The Composite Picture

No single dimension catches everything; the value is the combination. Run all five in CI on every push - total runtime is under 60 seconds for a routing agent of this complexity.

The Shared Test Harness

All five suites share one small harness, and the design of the harness is what makes the suites honest. Two test doubles do the work - not mocks, but real working stand-ins.

The fake registry is an in-memory list of capabilities guarded by a lock. It lists its capabilities, registers new ones idempotently, and exposes a separate fallback list. Because it is real and lock-guarded, the concurrency suite can genuinely race against it and the integration suite genuinely observes registrations.
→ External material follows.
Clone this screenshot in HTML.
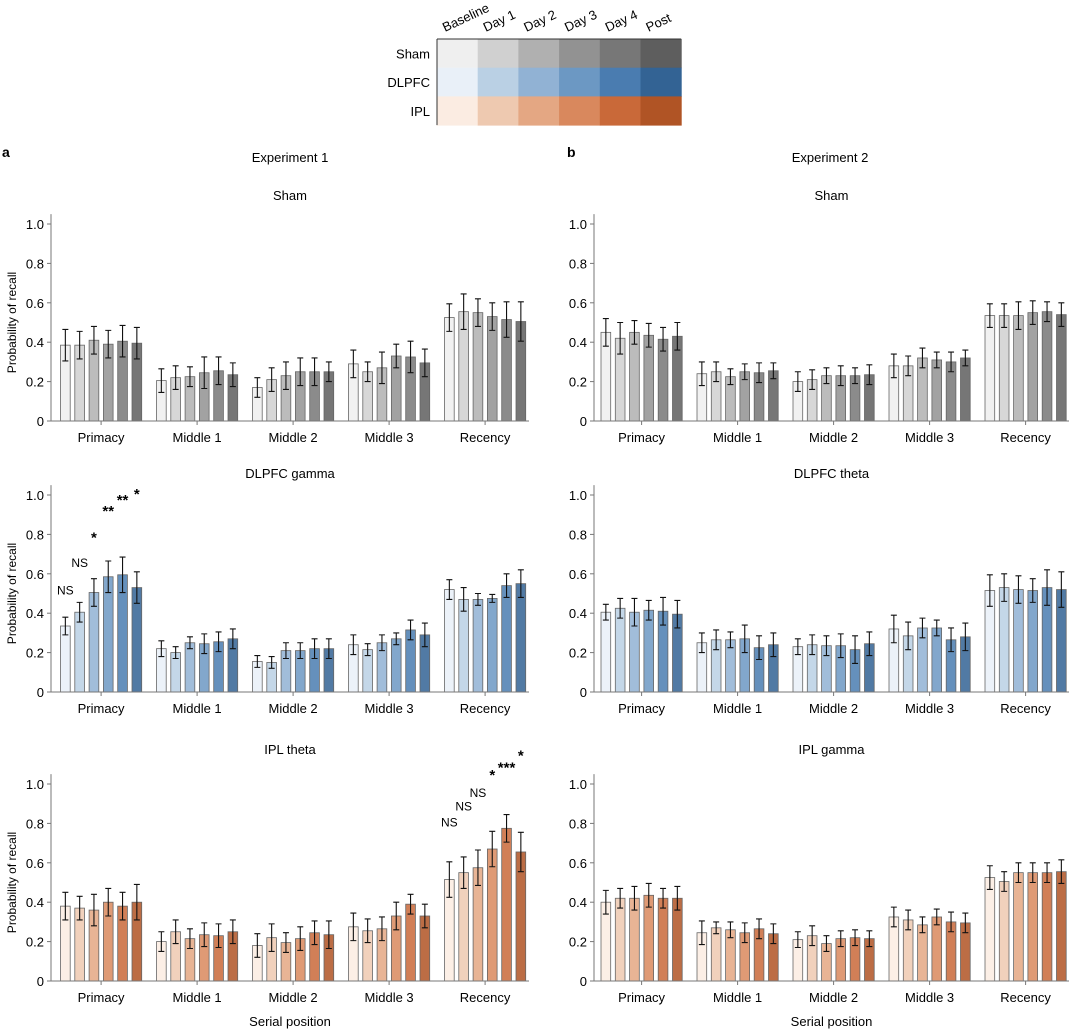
<!DOCTYPE html>
<html><head><meta charset="utf-8"><style>
html,body{margin:0;padding:0;background:#fff;}
svg{display:block;font-family:"Liberation Sans",Arial,sans-serif;}
</style></head><body>
<svg id="chart" width="1080" height="1029" viewBox="0 0 1080 1029" xmlns="http://www.w3.org/2000/svg">
<g id="legend"></g>
<text x="2" y="157" font-size="14" font-weight="bold">a</text>
<text x="567" y="157" font-size="14" font-weight="bold">b</text>
<text x="290" y="162" font-size="13" text-anchor="middle">Experiment 1</text>
<text x="830" y="162" font-size="13" text-anchor="middle">Experiment 2</text>
<g id="panels"></g>
</svg>
<script>
const groups = ["Primacy","Middle 1","Middle 2","Middle 3","Recency"];
const sessions = ["Baseline","Day 1","Day 2","Day 3","Day 4","Post"];
const conditions = ["Sham","DLPFC","IPL"];
const yTicks = [0,0.2,0.4,0.6,0.8,1.0];
const yTickLabels = ["0","0.2","0.4","0.6","0.8","1.0"];

const shamColors = ["#efefef","#d0d0d0","#b0b0b0","#929292","#777777","#5e5e5e"];
const dlpfcColors = ["#e9f0f8","#bad0e4","#91b2d4","#6c98c3","#4a7cb0","#336394"];
const iplColors = ["#fbece2","#eec9b0","#e4a783","#d9885d","#c96939","#b05425"];

const exp1Sham = [.385,.385,.41,.39,.405,.395, .205,.22,.225,.245,.255,.235, .17,.21,.23,.25,.25,.25, .29,.25,.27,.33,.325,.295, .525,.555,.55,.53,.515,.505];
const exp1ShamErr = [.08,.07,.07,.07,.08,.08, .06,.06,.05,.08,.07,.06, .05,.06,.07,.07,.07,.05, .07,.05,.08,.06,.08,.07, .07,.09,.07,.07,.09,.10];
const exp1Dlpfc = [.335,.405,.505,.585,.595,.53, .22,.20,.25,.245,.255,.27, .155,.15,.21,.21,.22,.22, .24,.215,.25,.27,.315,.29, .52,.47,.47,.475,.54,.55];
const exp1DlpfcErr = [.045,.05,.07,.08,.09,.08, .04,.03,.03,.05,.05,.05, .03,.03,.04,.04,.05,.05, .05,.03,.04,.03,.05,.06, .05,.06,.03,.02,.06,.07];
const exp1Ipl = [.38,.37,.36,.40,.38,.40, .20,.25,.215,.235,.23,.25, .18,.22,.195,.215,.245,.235, .275,.255,.265,.33,.39,.33, .515,.55,.575,.67,.775,.655];
const exp1IplErr = [.07,.06,.08,.07,.07,.09, .05,.06,.05,.06,.06,.06, .06,.07,.05,.06,.06,.07, .07,.06,.06,.07,.05,.06, .09,.08,.09,.09,.07,.10];
const exp2Sham = [.45,.42,.45,.435,.415,.43, .24,.25,.225,.25,.245,.255, .20,.21,.23,.23,.23,.235, .28,.28,.32,.31,.30,.32, .535,.535,.535,.55,.555,.54];
const exp2ShamErr = [.07,.08,.06,.06,.06,.07, .06,.05,.04,.04,.05,.04, .05,.05,.04,.05,.04,.05, .06,.05,.05,.04,.05,.04, .06,.06,.07,.06,.05,.06];
const exp2Dlpfc = [.405,.425,.405,.415,.41,.395, .25,.265,.265,.27,.225,.24, .23,.24,.235,.235,.215,.245, .32,.285,.325,.325,.265,.28, .515,.53,.52,.515,.53,.52];
const exp2DlpfcErr = [.04,.05,.07,.05,.07,.07, .05,.05,.04,.07,.06,.06, .04,.05,.05,.06,.07,.06, .07,.07,.05,.04,.06,.07, .08,.07,.07,.06,.09,.09];
const exp2Ipl = [.40,.42,.42,.435,.42,.42, .245,.27,.26,.245,.265,.24, .21,.23,.19,.215,.22,.215, .325,.31,.285,.325,.30,.295, .525,.505,.55,.55,.55,.555];
const exp2IplErr = [.06,.05,.06,.06,.05,.06, .06,.03,.04,.05,.05,.05, .04,.05,.04,.04,.04,.04, .05,.05,.04,.04,.05,.05, .06,.05,.05,.05,.05,.06];

const dlpfcSigBars = [0,1,2,3,4,5];
const dlpfcSigLabels = ["NS","NS","*","**","**","*"];
const dlpfcSigY = [0.52,0.66,0.80,0.935,0.99,1.02];
const iplSigBars = [24,25,26,27,28,29];
const iplSigLabels = ["NS","NS","NS","*","***","*"];
const iplSigY = [0.81,0.89,0.96,1.06,1.10,1.16];

const NS = "http://www.w3.org/2000/svg";
function mk(tag, attrs, parent){
  const e = document.createElementNS(NS, tag);
  for (const k in attrs) e.setAttribute(k, attrs[k]);
  parent.appendChild(e);
  return e;
}

const leg = document.getElementById('legend');
const legColors = [shamColors, dlpfcColors, iplColors];
const cellW = 40.7, cellH = 28.7, legX = 437, legY = 39;
conditions.forEach((c, r) => {
  const t = mk('text', {x: 430, y: legY + r*cellH + cellH/2 + 5, 'font-size': 13, 'text-anchor': 'end'}, leg);
  
  
  t.textContent = c;
  sessions.forEach((s, i) => {
    const rc = mk('rect', {x: legX + i*cellW, y: legY + r*cellH, width: cellW + 0.5, height: cellH + 0.5, fill: legColors[r][i]}, leg);
    
    
  });
});
mk('line', {x1: legX, y1: legY, x2: legX + 6*cellW, y2: legY, stroke: '#333', 'stroke-width': 1}, leg);
mk('line', {x1: legX, y1: legY, x2: legX, y2: legY + 3*cellH, stroke: '#333', 'stroke-width': 1}, leg);
sessions.forEach((s, i) => {
  const x = legX + i*cellW + 8, y = 32;
  const t = mk('text', {x: x, y: y, 'font-size': 13, transform: 'rotate(-25 ' + x + ' ' + y + ')'}, leg);
  
  
  t.textContent = s;
});

const panels = [
  {name:'exp1-sham', title:'Sham', vals:exp1Sham, err:exp1ShamErr, colors:shamColors, axX:51, barX:60.5, endX:529, y0:421, titleY:200, xlab:false},
  {name:'exp1-dlpfc-gamma', title:'DLPFC gamma', vals:exp1Dlpfc, err:exp1DlpfcErr, colors:dlpfcColors, axX:51, barX:60.5, endX:529, y0:692, titleY:478, xlab:false, sigBars:dlpfcSigBars, sigLabels:dlpfcSigLabels, sigY:dlpfcSigY},
  {name:'exp1-ipl-theta', title:'IPL theta', vals:exp1Ipl, err:exp1IplErr, colors:iplColors, axX:51, barX:60.5, endX:529, y0:981, titleY:754, xlab:true, sigBars:iplSigBars, sigLabels:iplSigLabels, sigY:iplSigY},
  {name:'exp2-sham', title:'Sham', vals:exp2Sham, err:exp2ShamErr, colors:shamColors, axX:594, barX:601, endX:1069, y0:421, titleY:200, xlab:false},
  {name:'exp2-dlpfc-theta', title:'DLPFC theta', vals:exp2Dlpfc, err:exp2DlpfcErr, colors:dlpfcColors, axX:594, barX:601, endX:1069, y0:692, titleY:478, xlab:false},
  {name:'exp2-ipl-gamma', title:'IPL gamma', vals:exp2Ipl, err:exp2IplErr, colors:iplColors, axX:594, barX:601, endX:1069, y0:981, titleY:754, xlab:true}
];
const GROUP_STEP = 96, BAR_STEP = 14.3, BAR_W = 9.7, Y_SCALE = 197;
const root = document.getElementById('panels');

panels.forEach(p => {
  const g = mk('g', {}, root);
  
  
  const yS = v => p.y0 - v * Y_SCALE;
  const xBar = (gi, si) => p.barX + gi*GROUP_STEP + si*BAR_STEP;
  const xCenter = gi => p.barX + gi*GROUP_STEP + (5*BAR_STEP + BAR_W)/2;
  const cx = (p.axX + p.endX)/2;

  const tt = mk('text', {x: cx, y: p.titleY, 'font-size': 13, 'text-anchor': 'middle'}, g);
  
  
  tt.textContent = p.title;

  const ya = mk('line', {x1: p.axX, y1: p.y0, x2: p.axX, y2: yS(1.05), stroke: '#777', 'stroke-width': 1}, g);
  
  
  yTicks.forEach((v, i) => {
    mk('line', {x1: p.axX - 4, y1: yS(v), x2: p.axX, y2: yS(v), stroke: '#777', 'stroke-width': 1}, g);
    const t = mk('text', {x: p.axX - 7, y: yS(v) + 5, 'font-size': 13, 'text-anchor': 'end'}, g);
    
    
    t.textContent = yTickLabels[i];
  });
  if (p.axX < 300) {
    const yy = yS(0.5);
    const yt = mk('text', {x: 16, y: yy, 'font-size': 12, 'text-anchor': 'middle', transform: 'rotate(-90 16 ' + yy + ')'}, g);
    
    
    yt.textContent = 'Probability of recall';
  }

  groups.forEach((gn, gi) => {
    sessions.forEach((s, si) => {
      const idx = gi*6 + si;
      const v = p.vals[idx], e = p.err[idx];
      const x = xBar(gi, si);
      const b = mk('rect', {x: x, y: yS(v), width: BAR_W, height: v*Y_SCALE, fill: p.colors[si], 'fill-opacity': 0.85, stroke: '#666', 'stroke-width': 0.8}, g);
      
      
      const mx = x + BAR_W/2;
      const eb = mk('path', {d: 'M' + mx + ' ' + yS(v - e) + 'V' + yS(v + e) + 'M' + (mx - 3) + ' ' + yS(v - e) + 'h6M' + (mx - 3) + ' ' + yS(v + e) + 'h6', stroke: '#111', 'stroke-width': 1.1, fill: 'none'}, g);
      
      
    });
  });

  const xa = mk('line', {x1: p.axX, y1: p.y0, x2: p.endX, y2: p.y0, stroke: '#777', 'stroke-width': 1}, g);
  
  
  groups.forEach((gn, gi) => {
    mk('line', {x1: xCenter(gi), y1: p.y0, x2: xCenter(gi), y2: p.y0 + 4, stroke: '#777', 'stroke-width': 1}, g);
    const t = mk('text', {x: xCenter(gi), y: p.y0 + 21, 'font-size': 13, 'text-anchor': 'middle'}, g);
    
    
    t.textContent = gn;
  });
  if (p.xlab) {
    const t = mk('text', {x: cx, y: p.y0 + 45, 'font-size': 13, 'text-anchor': 'middle'}, g);
    
    
    t.textContent = 'Serial position';
  }

  if (p.sigBars) {
    p.sigBars.forEach((bi, k) => {
      const gi = Math.floor(bi/6), si = bi % 6;
      const star = p.sigLabels[k] !== 'NS';
      const t = mk('text', {x: xBar(gi, si) + BAR_W/2, y: yS(p.sigY[k]) + (star ? 8 : 5), 'font-size': star ? 15 : 12, 'font-weight': star ? 'bold' : 'normal', 'text-anchor': 'middle'}, g);
      
      
      t.textContent = p.sigLabels[k];
    });
  }
});
</script>
</body></html>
The fake router is a configurable routing agent that exercises the full pipeline. It validates the input type and a maximum length up front, raising typed errors that the adversarial suite expects. Then it reads capabilities from the registry, scores them, runs the loop check, and appends the outcome to its history - and each of those three stages is wrapped so a failure degrades rather than crashes: a registry failure falls back to the fallback capability set, a scorer failure falls back to a random choice, and a loop-detector failure is swallowed so routing continues without protection. The history append happens under a lock. The scorer is deterministic for reproducibility - it hashes the task and indexes into the capability list - which is exactly why the integration suite has to vary its task strings to reach every capability. One deliberate escape hatch makes the concurrency tests meaningful: the router can be constructed with a no-op lock that satisfies the lock interface but provides no mutual exclusion, so a test can reproduce the unprotected race on demand and confirm the real lock actually prevents it.

The green CI badge you get after implementing this means something different. Not “the functions work in isolation” but “the system composes correctly, handles adversarial input without leaking state, is safe under concurrent load, degrades gracefully under component failure, and preserves its invariants across the full input distribution.” That is the test suite production agents need.